Près de 60% d’entre elles n’ont même pas 15 ans, et ce rien que dans la région du Grand Casablanca. C’est du moins ce qui est ressorti d’un sondage supervisé par le Haut Commissariat au plan qui a révélé l’ampleur du drame que vivent des milliers de petites filles, souvent maltraitées, toujours mal payées, systématiquement ignorées. Une situation face à laquelle la législation, qui interdit, sans que cela soit respecté par ailleurs, le travail d’enfants, devait également avoir son mot. Un mot autre que l’indignation, ou l’interdiction, sans mesures de contrôle. En phase d’élaboration depuis quelque temps au sein du ministère de l’Emploi, un projet de loi relatif à l’emploi de mineures en tant que bonnes verra incessamment le jour. A l’étude, des mesures tendant à renforcer l’arsenal juridique existant, dont le nouveau code du travail. Un code dont l’apport à ce niveau réside dans l’interdiction de l’emploi des enfants de moins de 15 ans, au lieu de 12 ans comme dans le passé. Le code pénal, quant à lui, comporte des dispositions prohibant le travail des enfants de moins de 18 ans dans des métiers à risque. Mais si les textes condamnant le travail des petites filles seront renforcées par cette nouvelle loi, la pierre d’achoppement réside dans le contrôle de l’application de ces dispositions.

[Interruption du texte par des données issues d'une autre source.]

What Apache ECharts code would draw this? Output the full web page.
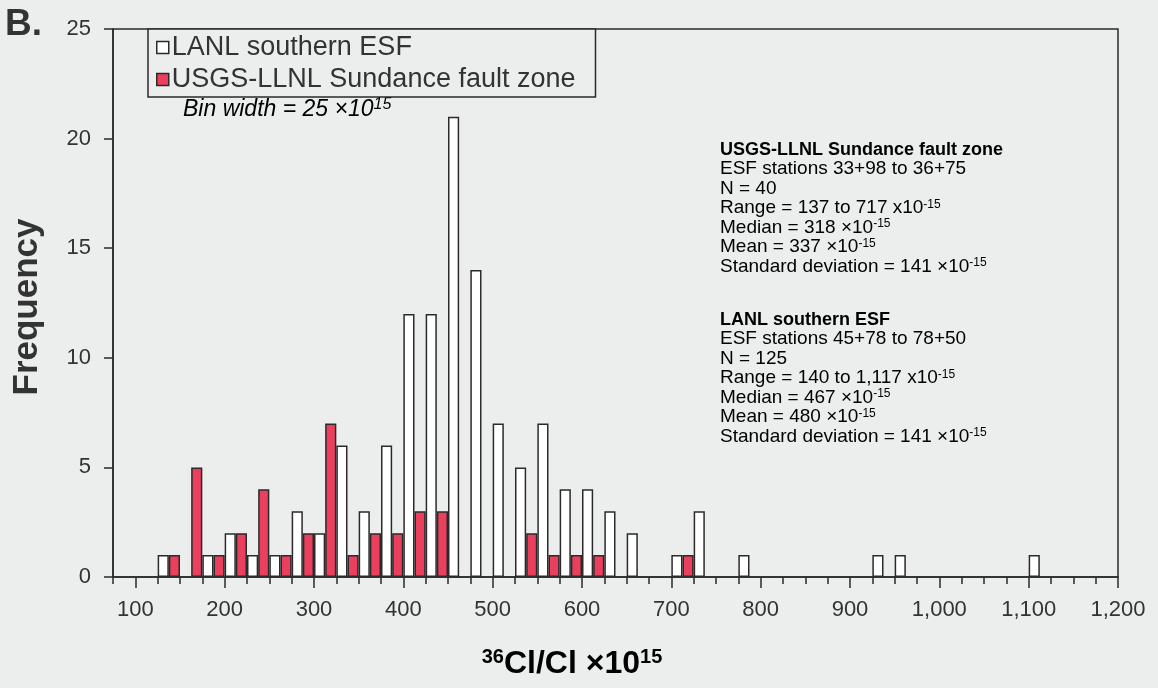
<!DOCTYPE html>
<html>
<head>
<meta charset="utf-8">
<script src="https://cdn.jsdelivr.net/npm/echarts@6/dist/echarts.min.js"></script>
<style>
  html, body { margin: 0; padding: 0; background: #eceeed; }
  #chart { width: 1158px; height: 688px; }
</style>
</head>
<body>
<div id="chart"></div>
<script>
// Bin starts (bin width 25)
const bins = [75,100,125,150,175,200,225,250,275,300,325,350,375,400,425,450,475,500,525,550,
              575,600,625,650,675,700,725,750,775,800,825,850,875,900,925,950,975,1000,1025,1050,
              1075,1100,1125,1150,1175];
// LANL southern ESF counts per bin
const lanl = [0,0,1,0,1, 2,1,1,3,2, 6,3,6,12,12, 21,14,7,5,7, 4,4,3,2,0, 1,3,0,1,0,
              0,0,0,0,1, 1,0,0,0,0, 0,1,0,0,0];
// USGS-LLNL Sundance fault zone counts per bin
const usgs = [0,0,1,5,1, 2,4,1,2,7, 1,2,2,3,3, 0,0,0,2,1, 1,1,0,0,0, 1,0,0,0,0,
              0,0,0,0,0, 0,0,0,0,0, 0,0,0,0,0];
// Axis ticks / labels
const majorTicks = [100,200,300,400,500,600,700,800,900,1000,1100,1200];

const FONT = "'Liberation Sans', Arial, Helvetica, sans-serif";
const TXT = '#333333';
const LINE = '#2a2a2a';
const RED = '#ea3f5d';

const chart = echarts.init(document.getElementById('chart'), null, { renderer: 'canvas' });

const nz = a => a.map(v => (v === 0 ? null : v));

const supStyle = { fontFamily: FONT, fontSize: 12, color: TXT, verticalAlign: 'top', lineHeight: 12 };
const lineStyle = { fontFamily: FONT, fontSize: 19, color: TXT, lineHeight: 19.5 };

function block(title, lines) {
  return ['{b|' + title + '}'].concat(lines.map(l => '{n|' + l.replace(/\^(\S+)/g, '}{s|$1}{n|') + '}')).join('\n');
}

const block1 = block('USGS-LLNL Sundance fault zone', [
  'ESF stations 33+98 to 36+75',
  'N = 40',
  'Range = 137 to 717 x10^-15',
  'Median = 318 ×10^-15',
  'Mean = 337 ×10^-15',
  'Standard deviation = 141 ×10^-15'
]);
const block2 = block('LANL southern ESF', [
  'ESF stations 45+78 to 78+50',
  'N = 125',
  'Range = 140 to 1,117 x10^-15',
  'Median = 467 ×10^-15',
  'Mean = 480 ×10^-15',
  'Standard deviation = 141 ×10^-15'
]);

const richBlock = {
  b: Object.assign({}, lineStyle, { fontWeight: 'bold', fontSize: 18 }),
  n: lineStyle,
  s: supStyle
};

const option = {
  backgroundColor: '#eceeed',
  animation: false,
  grid: {
    left: 113, right: 40, top: 29, bottom: 111,
    show: true, borderColor: LINE, borderWidth: 1.5, backgroundColor: 'transparent'
  },
  legend: {
    orient: 'vertical',
    left: 148, top: 29,
    padding: [5, 20, 4, 8],
    itemGap: 5,
    itemWidth: 12, itemHeight: 12,
    icon: 'rect',
    borderColor: LINE, borderWidth: 1.5,
    backgroundColor: '#eceeed',
    textStyle: { fontFamily: FONT, fontSize: 27, color: TXT, padding: [0, 0, 0, -2] },
    data: [
      { name: 'LANL southern ESF', itemStyle: { color: '#ffffff', borderColor: LINE, borderWidth: 1.5 } },
      { name: 'USGS-LLNL Sundance fault zone', itemStyle: { color: RED, borderColor: LINE, borderWidth: 1.5 } }
    ]
  },
  xAxis: [
    { type: 'category', data: bins, show: false, boundaryGap: true, gridIndex: 0 },
    {
      type: 'value', min: 75, max: 1200, position: 'bottom', gridIndex: 0,
      axisLine: { show: true, lineStyle: { color: LINE, width: 1.5 } },
      axisTick: { show: true, customValues: majorTicks, length: 11, lineStyle: { color: LINE, width: 1.5 } },
      axisLabel: {
        show: true, customValues: majorTicks, margin: 22,
        fontFamily: FONT, fontSize: 22, color: TXT,
        formatter: v => v.toLocaleString('en-US')
      },
      splitLine: { show: false }
    },
    {
      type: 'value', min: 75, max: 1200, interval: 25, position: 'bottom', gridIndex: 0,
      axisLine: { show: false },
      axisTick: { show: true, length: 7, lineStyle: { color: LINE, width: 1.5 } },
      axisLabel: { show: false },
      splitLine: { show: false }
    }
  ],
  yAxis: {
    type: 'value', min: 0, max: 25, interval: 5,
    axisLine: { show: true, lineStyle: { color: LINE, width: 1.5 } },
    axisTick: { show: true, length: 9, lineStyle: { color: LINE, width: 1.5 } },
    axisLabel: { fontFamily: FONT, fontSize: 22, color: TXT, margin: 22 },
    splitLine: { show: false }
  },
  series: [
    {
      name: 'LANL southern ESF', type: 'bar', xAxisIndex: 0, yAxisIndex: 0,
      data: nz(lanl), barGap: '0%', barCategoryGap: '0%',
      itemStyle: { color: '#ffffff', borderColor: LINE, borderWidth: 1.5 }
    },
    {
      name: 'USGS-LLNL Sundance fault zone', type: 'bar', xAxisIndex: 0, yAxisIndex: 0,
      data: nz(usgs), barGap: '0%', barCategoryGap: '0%',
      itemStyle: { color: RED, borderColor: LINE, borderWidth: 1.5 }
    }
  ],
  graphic: [
    {
      type: 'text', left: 5, top: 6,
      style: { text: 'B.', font: 'bold 37px ' + FONT, fill: TXT }
    },
    {
      type: 'text', x: 27, y: 307, rotation: Math.PI / 2,
      style: { text: 'Frequency', font: 'bold 35px ' + FONT, fill: TXT, align: 'center', verticalAlign: 'middle' }
    },
    {
      type: 'text', x: 572, y: 664,
      style: {
        text: '{s|36}{b|Cl/Cl ×10}{s|15}',
        align: 'center', verticalAlign: 'middle',
        rich: {
          b: { fontFamily: FONT, fontSize: 32, fontWeight: 'bold', color: TXT, lineHeight: 34 },
          s: { fontFamily: FONT, fontSize: 20, fontWeight: 'bold', color: TXT, lineHeight: 22, verticalAlign: 'top' }
        }
      }
    },
    {
      type: 'text', x: 183, y: 110,
      style: {
        text: '{b|Bin width = 25 ×10}{s|15}',
        align: 'left', verticalAlign: 'middle',
        rich: {
          b: { fontFamily: FONT, fontSize: 23, fontStyle: 'italic', color: TXT, lineHeight: 26 },
          s: { fontFamily: FONT, fontSize: 16, fontStyle: 'italic', color: TXT, lineHeight: 14, verticalAlign: 'top' }
        }
      }
    },
    {
      type: 'text', x: 720, y: 140,
      style: { text: block1, align: 'left', verticalAlign: 'top', rich: richBlock }
    },
    {
      type: 'text', x: 720, y: 310,
      style: { text: block2, align: 'left', verticalAlign: 'top', rich: richBlock }
    }
  ]
};

chart.setOption(option);
</script>
</body>
</html>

Surtout que le recours aux petites bonnes est loin d’être considéré dans la société marocaine comme étant quelque chose de « mal ». L’enquête précitée, élaborée sur un échantillon de 529 filles domestiques et rendu publique, a révélé que ces filles domestiques travaillent chez des ménages résidant, à proportions quasi-égales, dans tous les types d’habitats. Près de 34% d’entre elles dans des villas, 35% dans des appartements et 31% dans les autres types d’habitats. Il a été relevé que 94% des ménages employeurs disposent de logements de plus de 3 pièces et que près de 82% des ménages comptent au moins 3 personnes. C’est dire que ce ne sont pas les moins aisés, ni les moins instruits d’entre nous, qui ont recours à des domestiques de bas âge. Un contraste que renforce une réalité bel et bien marocaine : la pauvreté. La grande majorité de ces filles (86,8%) est issue du milieu rural, aussi démuni en général que peu familier à la planification familiale. Preuve en est que la plupart d’entre elles appartiennent à des familles nombreuses (taille moyenne des ménages de 8 personnes). Parmi ces dernières, celles dont le père est décédé représentent près de 70%. La faiblesse des ressources des parents constitue la raison déterminante du recours au travail (96,4%). Le moyen utilisé par la majorité des filles pour trouver un emploi reste le contact d’une personne de la famille. Cependant, 20% de filles trouvent un emploi à l’aide d’intermédiaires, ceux qu’on appelle, «semsara», ces négriers des temps modernes qui continuent d’exercer leur métier en dehors de toute impunité. Ces derniers font également parler eux, par certaines de leurs pratiques. «Les bonnes qui m’étaient envoyées via des intermédiaires, en contre-partie d’une somme allant de 200 à 400 DH, ne restaient pas plus de quelques jours à la maison et demandaient systématiquement à être payées à la semaine. Une fois la première paie encaissée, je ne les revoyais plus. Elles retournaient chez le semsar qui s’arrangeait pour les envoyer illico-presto chez une autre famille. Et rebelote !», s’indigne une mère de famille.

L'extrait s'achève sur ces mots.